The carriage Abraham Lincoln used the night of his assassination is on display at the Studebaker National Museum in South Bend, Ind.

The carriage Abraham Lincoln used the night of his assassination is on display at the Studebaker National Museum in South Bend, Ind.

SOUTH BEND, Ind. — When I heard that the carriage Abraham Lincoln used the fateful night he went to Ford’s Theatre in Washington, D.C., was on display at the Studebaker National Museum, I knew I needed to swing through the city that most of us know better as the home of the Fighting Irish.

Although I had heard of Studebaker Corporation, which ceased automobile production in the 1960s, I was not aware of Studebaker’s important transportation legacy, which dates back to the 1830s when John Clement Studebaker first constructed a Conestoga wagon to bring his family from Gettysburg, Pa., to Ashland, Ohio — two towns that would eventually find themselves on the Lincoln Highway.

Fast forward to 1852, when two Studebaker brothers, Henry and Clement, started a blacksmith shop at the corner of Michigan Street and Jefferson Boulevard in South Bend — one block from where the Lincoln Highway’s original 1913 route passes through downtown — and soon, the family business became known for its production of wagons and carriages, well before the age of the automobile. (I should note that the Lincoln carriage was not manufactured by Studebaker, but was purchased in 1889 for what would become the Studebaker collection of presidential carriages.)

When the horseless carriage started to gain steam, there was an intense debate over whether to produce an electric car or one powered by gasoline.

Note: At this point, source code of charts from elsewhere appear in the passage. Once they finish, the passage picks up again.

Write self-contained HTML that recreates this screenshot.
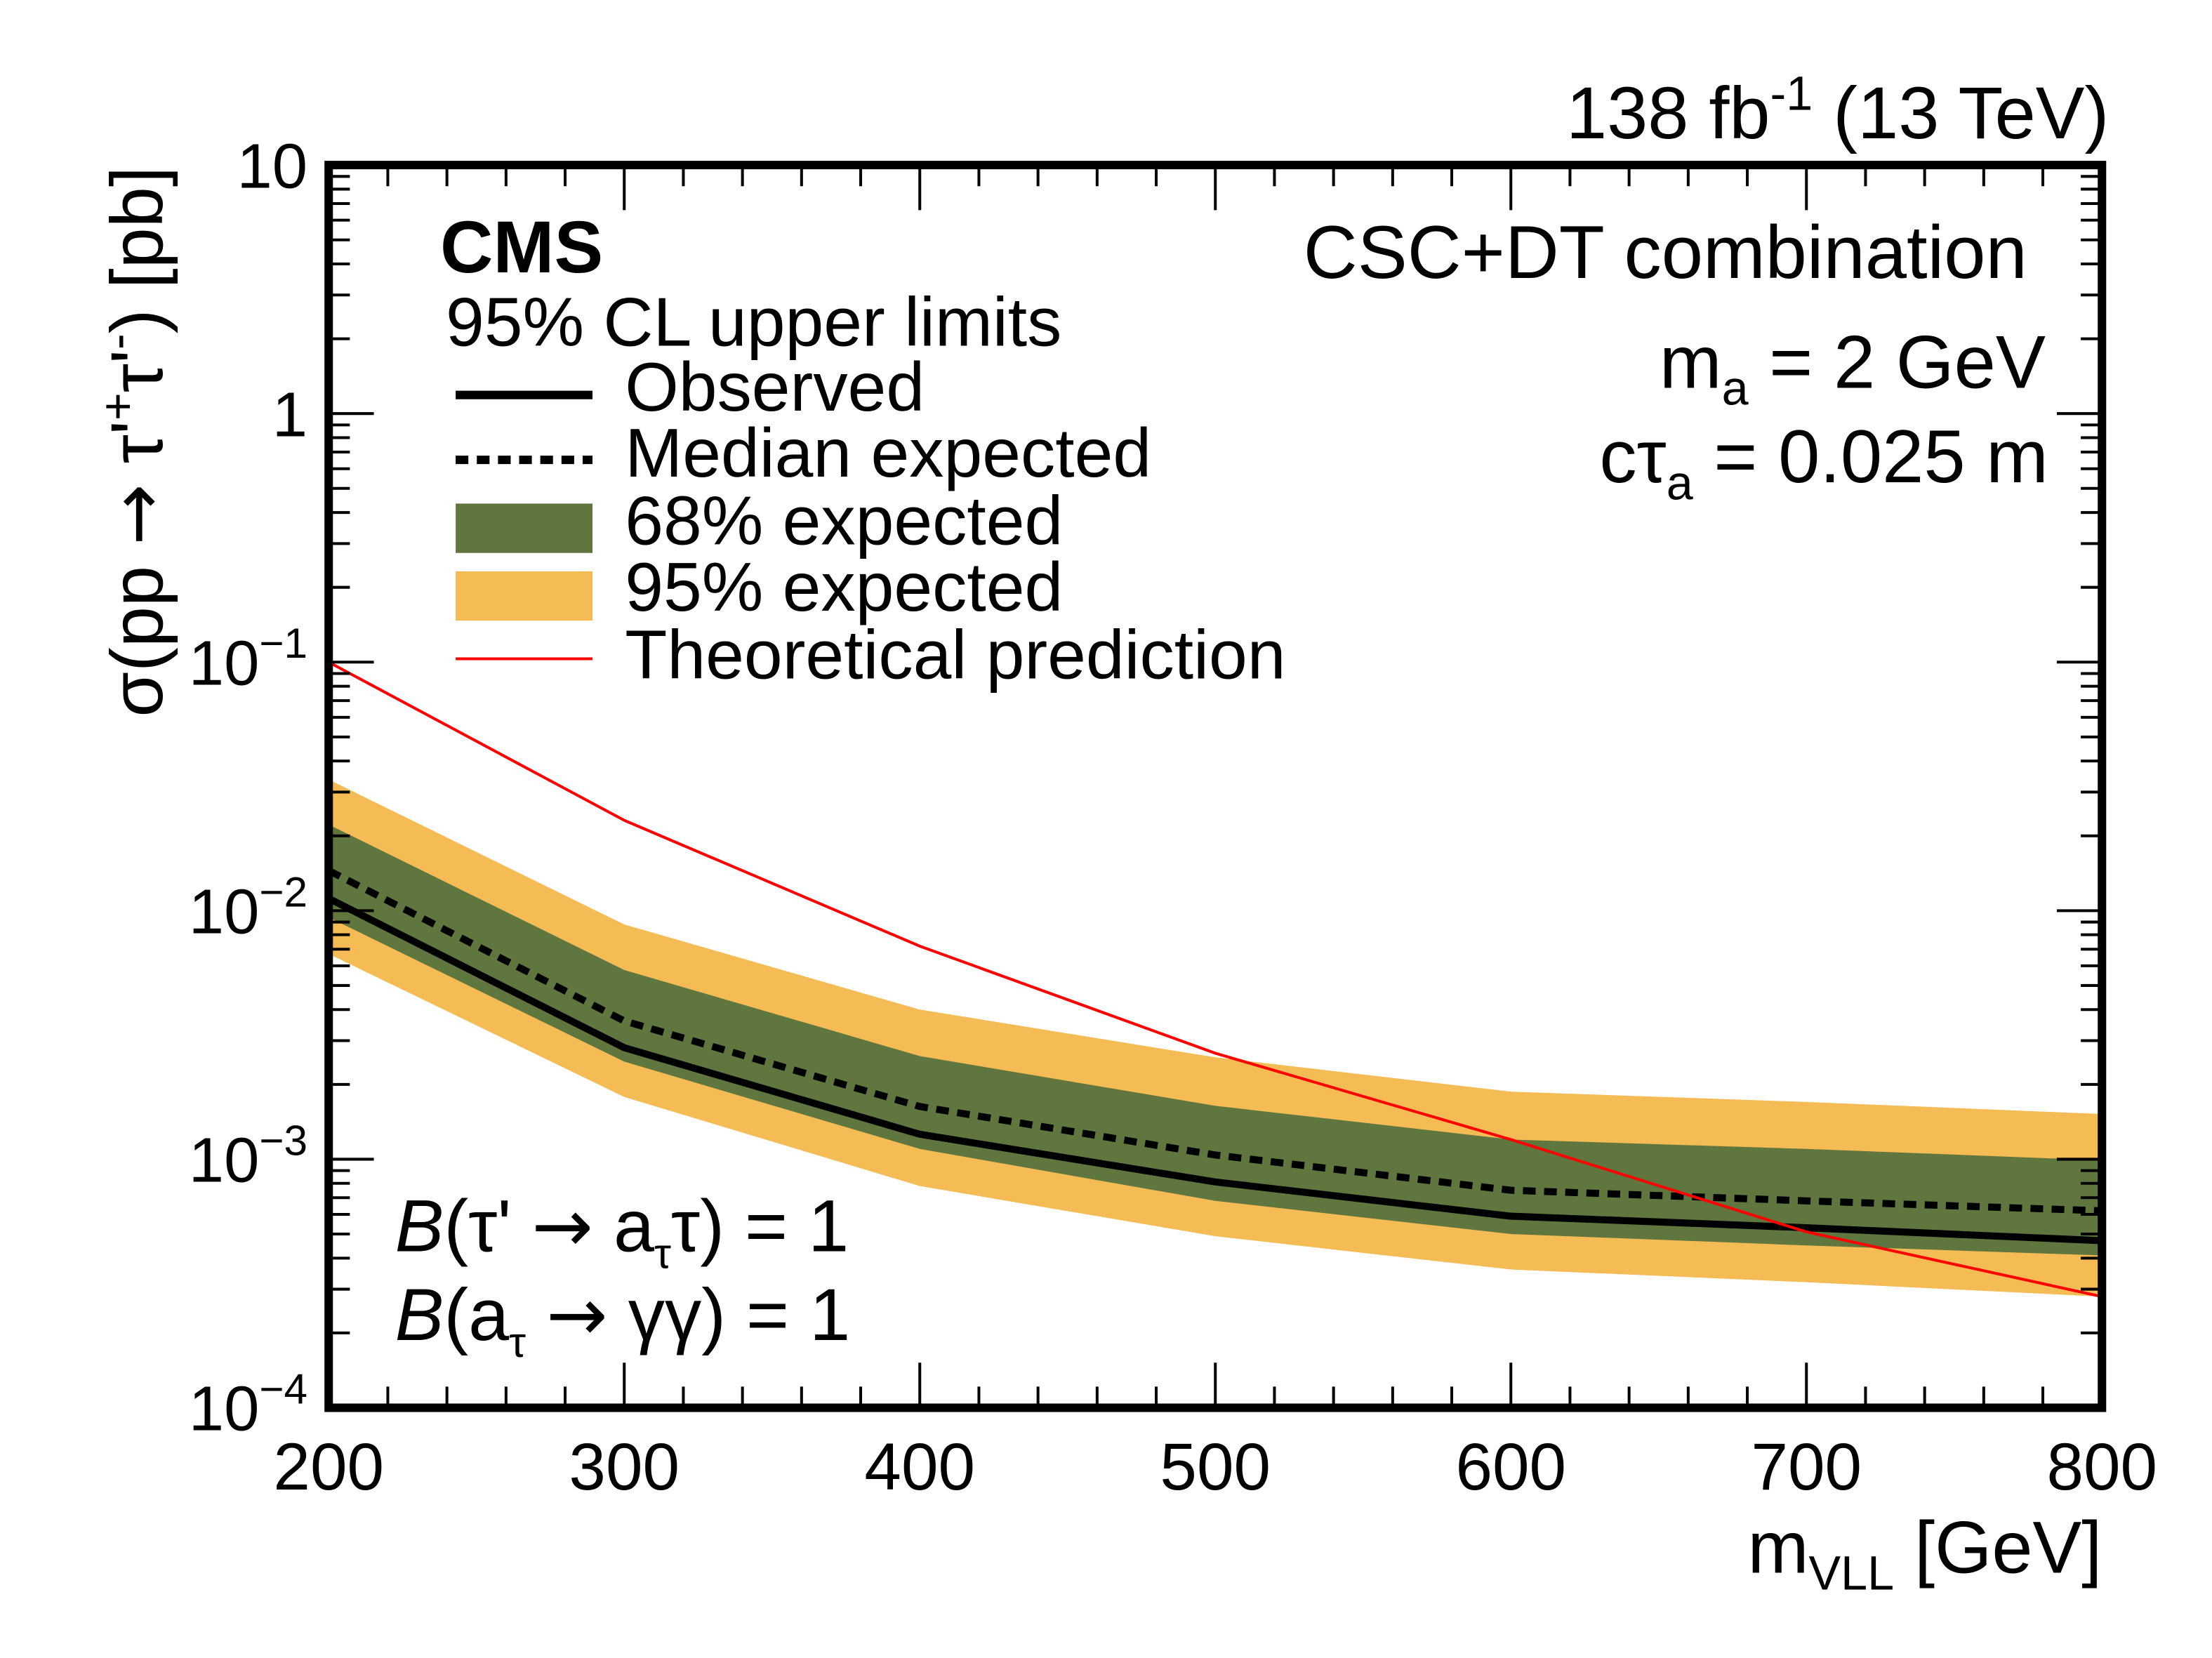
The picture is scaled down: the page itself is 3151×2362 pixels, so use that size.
<!DOCTYPE html>
<html><head><meta charset="utf-8"><style>
html,body{margin:0;padding:0;background:#fff}
svg{display:block}
text{font-family:"Liberation Sans",sans-serif;fill:#000}
.ar{font-family:"DejaVu Sans",sans-serif}
</style></head><body>
<svg id="chart" width="3151" height="2362" viewBox="0 0 1568 1175.4" preserveAspectRatio="none" xmlns="http://www.w3.org/2000/svg">
<rect width="1568" height="1176" fill="#fff"/>
<g id="marks"></g>
<g id="axes"></g>
<text x="1495" y="98" font-size="52" text-anchor="end">138 fb<tspan font-size="34" dy="-20">-1</tspan><tspan dy="20"> (13 TeV)</tspan></text>
<text x="312" y="193" font-size="52" font-weight="bold">CMS</text>
<text x="316" y="245" font-size="49">95% CL upper limits</text>
<g>
<line x1="323" y1="280" x2="420" y2="280" stroke="#000" stroke-width="6"/>
<text x="443" y="291" font-size="49">Observed</text>
<line x1="323" y1="326" x2="420" y2="326" stroke="#000" stroke-width="6" stroke-dasharray="9,6"/>
<text x="443" y="338" font-size="49">Median expected</text>
<rect x="323" y="357" width="97" height="35" fill="#5f773f"/>
<text x="443" y="386" font-size="49">68% expected</text>
<rect x="323" y="405" width="97" height="35" fill="#f5bb54"/>
<text x="443" y="433" font-size="49">95% expected</text>
<line x1="323" y1="467" x2="420" y2="467" stroke="#f00" stroke-width="2"/>
<text x="443" y="481" font-size="49">Theoretical prediction</text>
</g>
<text x="1437" y="197" font-size="53" text-anchor="end">CSC+DT combination</text>
<text x="1450" y="275" font-size="53" text-anchor="end">m<tspan font-size="34" dy="12">a</tspan><tspan dy="-12"> = 2 GeV</tspan></text>
<text x="1452" y="342" font-size="53" text-anchor="end">cτ<tspan font-size="34" dy="12">a</tspan><tspan dy="-12"> = 0.025 m</tspan></text>
<text x="280" y="887" font-size="52"><tspan font-style="italic">B</tspan>(τ' <tspan class="ar">→</tspan> a<tspan font-size="30" dy="12">τ</tspan><tspan dy="-12">τ) = 1</tspan></text>
<text x="280" y="950" font-size="52"><tspan font-style="italic">B</tspan>(a<tspan font-size="30" dy="12">τ</tspan><tspan dy="-12"> </tspan><tspan class="ar">→</tspan> γγ) = 1</text>
<text x="1490" y="1115" font-size="52" text-anchor="end">m<tspan font-size="34" dy="12">VLL</tspan><tspan dy="-12"> [GeV]</tspan></text>
<text transform="translate(115,118) rotate(-90)" font-size="52" text-anchor="end">σ(pp <tspan class="ar">→</tspan> τ'<tspan font-size="34" dy="-20">+</tspan><tspan dy="20">τ'</tspan><tspan font-size="34" dy="-20">-</tspan><tspan dy="20">) [pb]</tspan></text>
</svg>
<script>
const masses=[200,300,400,500,600,700,800];
const observed=[0.0112,0.00281,0.00126,8.1e-4,5.9e-4,5.3e-4,4.7e-4];
const expected=[0.0145,0.0036,0.00163,1.04e-3,7.5e-4,6.8e-4,6.2e-4];
const band68Up=[0.0222,0.00577,0.0026,0.00164,0.0012,0.0011,9.9e-4];
const band68Down=[0.0094,0.00247,0.0011,6.8e-4,5.0e-4,4.5e-4,4.1e-4];
const band95Up=[0.0337,0.0088,0.0040,0.00257,0.00187,0.0017,0.00152];
const band95Down=[0.0067,0.00178,7.8e-4,4.9e-4,3.6e-4,3.2e-4,2.8e-4];
const theory=[0.1,0.0231,0.0072,0.00267,0.0012,5.1e-4,2.8e-4];
const xTicks=[200,300,400,500,600,700,800];
const yExps=[-4,-3,-2,-1,0,1];
const NS='http://www.w3.org/2000/svg';
const L=233,R=1490,T=117,B=998;
const X=v=>L+(v-200)/600*(R-L);
const Y=v=>B-(Math.log10(v)+4)/5*(B-T);
function mk(tag,attrs,parent){const e=document.createElementNS(NS,tag);for(const k in attrs)e.setAttribute(k,attrs[k]);parent.appendChild(e);return e;}
const marks=document.getElementById('marks'),axes=document.getElementById('axes');
function band(up,dn,col){
 let d='M'+masses.map((m,i)=>X(m)+','+Y(up[i])).join('L');
 d+='L'+masses.map((m,i)=>X(m)+','+Y(dn[i])).reverse().join('L')+'Z';
 return mk('path',{d:d,fill:col},marks);
}
let bb=band(band95Up,band95Down,'#f5bb54');


bb=band(band68Up,band68Down,'#5f773f');


function line(vals,col,w,dash){
 const p=mk('polyline',{points:masses.map((m,i)=>X(m)+','+Y(vals[i])).join(' '),fill:'none',stroke:col,'stroke-width':w},marks);
 if(dash)p.setAttribute('stroke-dasharray',dash);
 return p;
}
let e=line(expected,'#000',5,'9,6');


e=line(observed,'#000',5);


e=line(theory,'#f00',2);


for(let v=200;v<=800;v+=20){
 const major=(v%100===0),len=major?32:15,x=X(v);
 mk('line',{x1:x,y1:B,x2:x,y2:B-len,stroke:'#000','stroke-width':2},axes);
 mk('line',{x1:x,y1:T,x2:x,y2:T+len,stroke:'#000','stroke-width':2},axes);
}
xTicks.forEach(v=>{
 const t=mk('text',{x:X(v),y:1056,'font-size':47,'text-anchor':'middle'},axes);
 t.textContent=v;
 
 
});
for(let ex=-4;ex<1;ex++){for(let m=1;m<10;m++){
 const y=Y(m*Math.pow(10,ex)),len=m===1?32:15;
 mk('line',{x1:L,y1:y,x2:L+len,y2:y,stroke:'#000','stroke-width':2},axes);
 mk('line',{x1:R,y1:y,x2:R-len,y2:y,stroke:'#000','stroke-width':2},axes);
}}
yExps.forEach(ex=>{
 const y=Y(Math.pow(10,ex))+16;
 const t=mk('text',{x:218,y:y,'font-size':45,'text-anchor':'end'},axes);
 if(ex===0)t.textContent='1';
 else if(ex===1)t.textContent='10';
 else{t.innerHTML='10<tspan font-size="30" dy="-19">\u2212'+(-ex)+'</tspan>';}
 
 
});
const f=mk('rect',{x:L,y:T,width:R-L,height:B-T,fill:'none',stroke:'#000','stroke-width':6},axes);


</script>
</body></html>
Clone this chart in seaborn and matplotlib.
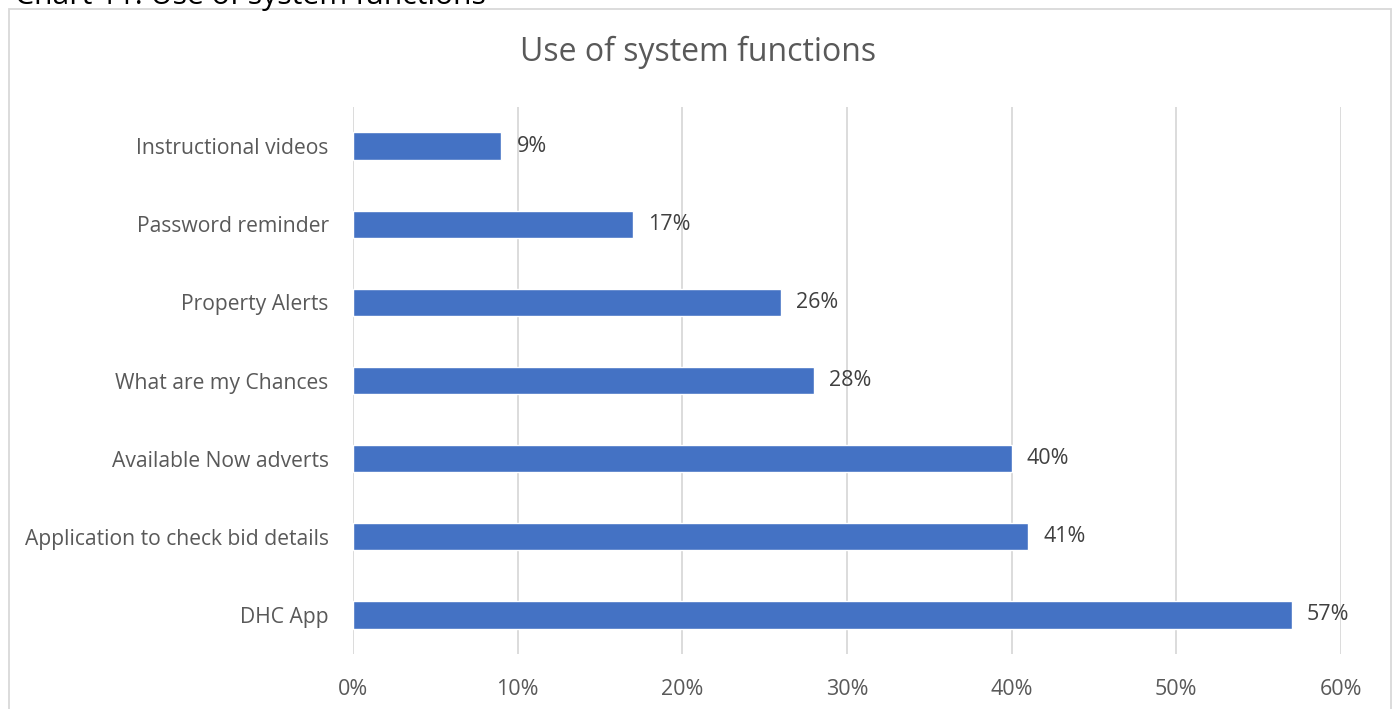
import matplotlib
matplotlib.use("Agg")
import matplotlib.pyplot as plt
import matplotlib.patches as mpatches
from matplotlib.ticker import FuncFormatter
import seaborn as sns
import pandas as pd

categories = [
    "Instructional videos",
    "Password reminder",
    "Property Alerts",
    "What are my Chances",
    "Available Now adverts",
    "Application to check bid details",
    "DHC App",
]
values = [9, 17, 26, 28, 40, 41, 57]
x_ticks = [0, 10, 20, 30, 40, 50, 60]

df = pd.DataFrame({"function": categories, "pct": values})

sns.set_theme(style="white")
plt.rcParams["font.family"] = ["Open Sans", "DejaVu Sans"]

W, H = 1396, 709
fig = plt.figure(figsize=(W / 100, H / 100), dpi=100)
ax = fig.add_axes([353 / W, 1 - 654 / H, (1341 - 353) / W, (654 - 107) / H])

sns.barplot(data=df, x="pct", y="function", order=categories, orient="h",
            color="#4472C4", width=0.35, saturation=1, ax=ax)

ax.set_xlim(0, 60)
ax.set_ylim(6.5, -0.5)
ax.set_xticks(x_ticks)
ax.xaxis.set_major_formatter(FuncFormatter(lambda v, _: f"{v:.0f}%"))
ax.grid(axis="x", color="#d9d9d9", linewidth=1.3)
ax.set_axisbelow(True)
for s in ax.spines.values():
    s.set_visible(False)
ax.set_xlabel("")
ax.set_ylabel("")
ax.tick_params(axis="x", length=0, pad=18, labelsize=15.5, labelcolor="#595959")
ax.tick_params(axis="y", length=0, pad=17.5, labelsize=15.2, labelcolor="#595959")

ax.bar_label(ax.containers[0], labels=[f"{v}%" for v in values],
             padding=11, fontsize=15.5, color="#404040")

fig.text(0.5, 1 - 52 / H, "Use of system functions", ha="center", va="center",
         fontsize=23, color="#595959")

# chart frame
fig.patches.append(mpatches.Rectangle((9 / W, -0.05), (1391 - 9) / W, 1.05 - 9 / H,
                                      transform=fig.transFigure, fill=False,
                                      edgecolor="#d9d9d9", linewidth=1.3))

# document caption above the frame
fig.text(15 / W, 1 - 4 / H, "Chart 11: Use of system functions", ha="left",
         va="baseline", fontsize=21.7, color="#000000")

fig.savefig("out.png", dpi=100)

J.M. Studebaker favored electric cars and said at the time that gasoline-powered cars are “clumsy, dangerous, noisy brutes which stink to high heaven, break down at the worst possible moment and are a public nuisance.”

The first Studebaker electric car came in 1902. Thomas Edison purchased the second such car produced by the company. But the the economics of automobile production soon favored gasoline-powered cars and Studebaker stopped making electric cars. The production of Studebaker’s horse-drawn vehicles, meanwhile, ceased in 1920, according to the museum.